Faced that problem I noticed that I follow quite simple steps while analyzing data visually. I look for graphs which have some kind of change in their shape when things got broken or I’m looking for similar graphs (e.g. something that has spikes at the same time as error rate has spikes).
Statistical tools can spot some trends and recognize some patterns too. There is a whole body of knowledge on change point detection and clustering (grouping similar objects). With their help human can handle more data by looking only at interesting graphs and skipping unrelated noise.
When I started learning statistics I found that computer generated data is quite different from the ideal world of statistical models because of:
- Noise. At any point in time there is some change happening. System administrators do their job reconfiguring and restarting stuff, cron jobs are running, clients come and go. Sometimes it is a signal (e.g. mistake in reconfiguration which led to broken service) and sometimes it’s just a noise. If your servers happen to be in a cloud then latencies might come out of nowhere unrelated to your users’ activity.
- Outliers. In any dataset there will be some points that don’t make sense at all. They drive averages off their reasonable value and screw up many algorithms. Typical example is a counter wrap around when it jumps from maximum value to minimum.
- Missing data. Monitoring systems have their own failures and network is not reliable so you’ll have gaps in you metrics. Many useful methods don’t handle gaps. You have to either put some made up values into gaps or use other methods.
- Different sample rates. Some things change quickly so you measure them frequently and some don’t. It makes no sense to report disk usage 10 times a second because it’s impossible to fill up 2Tb drive in one second but you’ll report network traffic quite frequently to find out micro-bursts that overflow buffers of you network switch.

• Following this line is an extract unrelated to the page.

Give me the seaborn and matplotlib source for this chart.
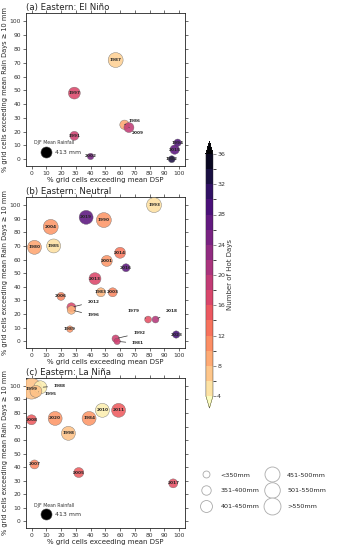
import numpy as np
import pandas as pd
import matplotlib
matplotlib.use("Agg")
import matplotlib.pyplot as plt
import matplotlib.colors as mcolors
from matplotlib.lines import Line2D
import seaborn as sns

# ---------------- data ----------------
# (a) El Nino
a_year = ["1987", "1997", "1986", "2009", "1991", "2002", "1994", "2015", "1982"]
a_dsp = [57, 29, 63, 66, 29, 40, 99, 97, 95]
a_rain_days = [72, 48, 25, 23, 17, 2, 12, 7, 0]
a_rain = [500, 430, 385, 395, 378, 345, 355, 385, 350]
a_hot = [7, 17, 10, 19, 18, 25, 28, 27, 32]

# (b) Neutral
b_year = ["1993", "2019", "1990", "2004", "1980", "1985", "2014", "2001", "2016",
          "2013", "1983", "2003", "2006", "2012", "1996", "1989", "1979", "2018",
          "1992", "1981", "2023"]
b_dsp = [83, 37, 49, 13, 2, 15, 60, 51, 64, 43, 47, 55, 20, 27, 27, 26, 79, 84, 57, 58, 98]
b_rain_days = [100, 91, 89, 84, 69, 70, 65, 59, 54, 46, 36, 36, 33, 25, 23, 9, 16, 16, 2, 0, 5]
b_rain = [500, 476, 500, 500, 476, 476, 413, 413, 364, 432, 378, 378, 364, 378, 370,
          345, 350, 350, 355, 345, 355]
b_hot = [6, 27, 11, 11, 10, 6, 13, 11, 27, 17, 9, 12, 12, 17, 9, 11, 16, 20, 18, 18, 29]

# (c) La Nina
c_year = ["1999", "1988", "1995", "2008", "2020", "1998", "1984", "2010", "2011",
          "2007", "2005", "2017"]
c_dsp = [0, 6, 3, 0, 16, 25, 39, 48, 59, 2, 32, 96]
c_rain_days = [98, 99, 96, 75, 76, 65, 76, 82, 82, 42, 36, 28]
c_rain = [680, 455, 430, 395, 476, 476, 476, 476, 476, 378, 395, 378]
c_hot = [8, 5, 8, 15, 11, 8, 11, 5, 15, 12, 15, 16]

djf_mean_rain = 413
hot_levels = list(range(4, 37, 2))
hot_ticks = list(range(4, 37, 4))
size_classes = ["<350mm", "351-400mm", "401-450mm", "451-500mm", "501-550mm", ">550mm"]

# labels drawn away from their bubble (offset text positions in data units)
label_pos = {
    "a": {"1986": (70, 28), "2009": (72, 19)},
    "b": {"2012": (42, 29), "1996": (42, 19), "1979": (69, 22), "2018": (95, 22),
          "1992": (73, 6), "1981": (72, -1.5)},
    "c": {"1988": (19, 100), "1995": (13, 94)},
}

# ---------------- style ----------------
sns.set_style("ticks")
plt.rcParams["font.family"] = ["DejaVu Sans"]

fig = plt.figure(figsize=(3.37, 5.5), dpi=100)
cmap = plt.get_cmap("magma_r")
norm = mcolors.BoundaryNorm(hot_levels, cmap.N, extend="both")
hue_norm = mcolors.Normalize(4, 36)

panels = [
    ("a", "(a) Eastern: El Niño", a_year, a_dsp, a_rain_days, a_rain, a_hot, True),
    ("b", "(b) Eastern: Neutral", b_year, b_dsp, b_rain_days, b_rain, b_hot, False),
    ("c", "(c) Eastern: La Niña", c_year, c_dsp, c_rain_days, c_rain, c_hot, True),
]
positions = [[0.076, 0.698, 0.473, 0.278],
             [0.076, 0.367, 0.473, 0.275],
             [0.076, 0.040, 0.473, 0.273]]

for (key, title, yr, dsp, rd, rain, hot, ref), pos in zip(panels, positions):
    ax = fig.add_axes(pos)
    df = pd.DataFrame({"year": yr, "dsp": dsp, "rd": rd, "rain": rain, "hot": hot})
    sns.scatterplot(data=df, x="dsp", y="rd", hue="hot", size="rain",
                    palette=cmap, hue_norm=hue_norm, sizes=(12.5, 237.5),
                    size_norm=(330, 700), legend=False, ax=ax,
                    edgecolor="#666666", linewidth=0.3, alpha=0.88, zorder=3)
    for _, r in df.iterrows():
        if r["year"] in label_pos[key]:
            tx, ty = label_pos[key][r["year"]]
            ax.annotate(r["year"], xy=(r["dsp"], r["rd"]), xytext=(tx, ty),
                        fontsize=3.1, fontweight="bold", ha="center", va="center",
                        arrowprops=dict(arrowstyle="-", lw=0.5, color="#333333"),
                        zorder=5)
        else:
            ax.text(r["dsp"], r["rd"], r["year"], fontsize=3.1, fontweight="bold",
                    ha="center", va="center", zorder=5)
    if ref:
        rdf = pd.DataFrame({"dsp": [10], "rd": [5], "rain": [djf_mean_rain]})
        sns.scatterplot(data=rdf, x="dsp", y="rd", size="rain", sizes=(12.5, 237.5),
                        size_norm=(330, 700), legend=False, ax=ax, color="black",
                        edgecolor="#444444", linewidth=0.4, zorder=3)
        ax.text(1.5, 12, "DJF Mean Rainfall", fontsize=3.3, ha="left", va="center",
                color="#333333")
        ax.text(16, 5, f"{djf_mean_rain} mm", fontsize=4.5, ha="left", va="center",
                color="#333333")
    ax.set_xlim(-4, 104)
    ax.set_ylim(-5, 106)
    ax.set_xticks(range(0, 101, 10))
    ax.set_yticks(range(0, 101, 10))
    ax.tick_params(labelsize=4.3, length=2, width=0.5, pad=1.5, top=True, right=True,
                   colors="#333333")
    for s in ax.spines.values():
        s.set_linewidth(0.6)
        s.set_color("#222222")
    ax.set_xlabel("% grid cells exceeding mean DSP", fontsize=5, labelpad=1)
    ax.set_ylabel("% grid cells exceeding mean Rain Days ≥ 10 mm", fontsize=4.8,
                  labelpad=1)
    ax.set_title(title, loc="left", fontsize=6.2, pad=2, color="#222222")

# colorbar
cax = fig.add_axes([0.611, 0.258, 0.021, 0.484])
sm = matplotlib.cm.ScalarMappable(norm=norm, cmap=cmap)
cb = fig.colorbar(sm, cax=cax, extend="both", ticks=hot_ticks)
cb.outline.set_linewidth(0.3)
cb.ax.tick_params(labelsize=4.5, length=2, width=0.4, pad=1, colors="#333333")
cb.set_label("Number of Hot Days", fontsize=5, labelpad=1, color="#333333")

# size legend
leg_ms = [5.0, 6.8, 8.6, 10.8, 11.2, 12.2]
handles = [Line2D([], [], marker="o", linestyle="none", markersize=m,
                  markerfacecolor="white", markeredgecolor="#aaaaaa",
                  markeredgewidth=0.6) for m in leg_ms]
fig.legend(handles, size_classes, ncol=2, loc="center",
           bbox_to_anchor=(0.78, 0.108), frameon=False, fontsize=4.6,
           columnspacing=1.0, handletextpad=1.3, labelspacing=1.6,
           handlelength=2.0)

fig.savefig("out.png", dpi=100)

- Counter update frequencies. Virtual memory subsystem in Linux kernel has a configurable statistics update interval which is 1 second by default. You might get strange results if you try to fetch that data more that once a second. Some counters will change only once a second and others will return non-zero value only once a second.
- Quantization. Some things could be measured only in natural numbers (like process count) and some metrics have limited precision. It confuses algorithms that expect continuous distribution of values. Actually most computer generated metrics are integers.
- Data distribution is not Gaussian. While it might be common in biology or physics it’s very rare in system metrics.
- The biggest problem is that in many cases nobody knows what’s normal for the system being monitored. When a web service replies with HTTP 50x codes for all requests and logs huge stacktraces then it’s clearly broken but there might be several retry/fallback layers which hide underlying problems from end users.
The graph above is a metric with visible quantization. It’s not that obvious when all datapoints are connected by lines. Let’s see how it looks like if lines are removed.
Dots are placed on horizontal lanes. Let’s make a histogram with bin width 1:
Nothing interesting. Let’s make finer grain histogram with bin width 0.25:
Now we see that the data has only integers.
It’s a typical changepoint which is well known as a ‘mean shift’. CPU usage of data processing service grew when new data producer was added.
It’s used disk space when large log file was deleted by logrotate. There is an almost linear trend (though it has some noise in it) followed by abrupt drop.
Closed tcp sockets per second. One system crashed and a lot of clients got disconnected which resulted in large spike on the graph.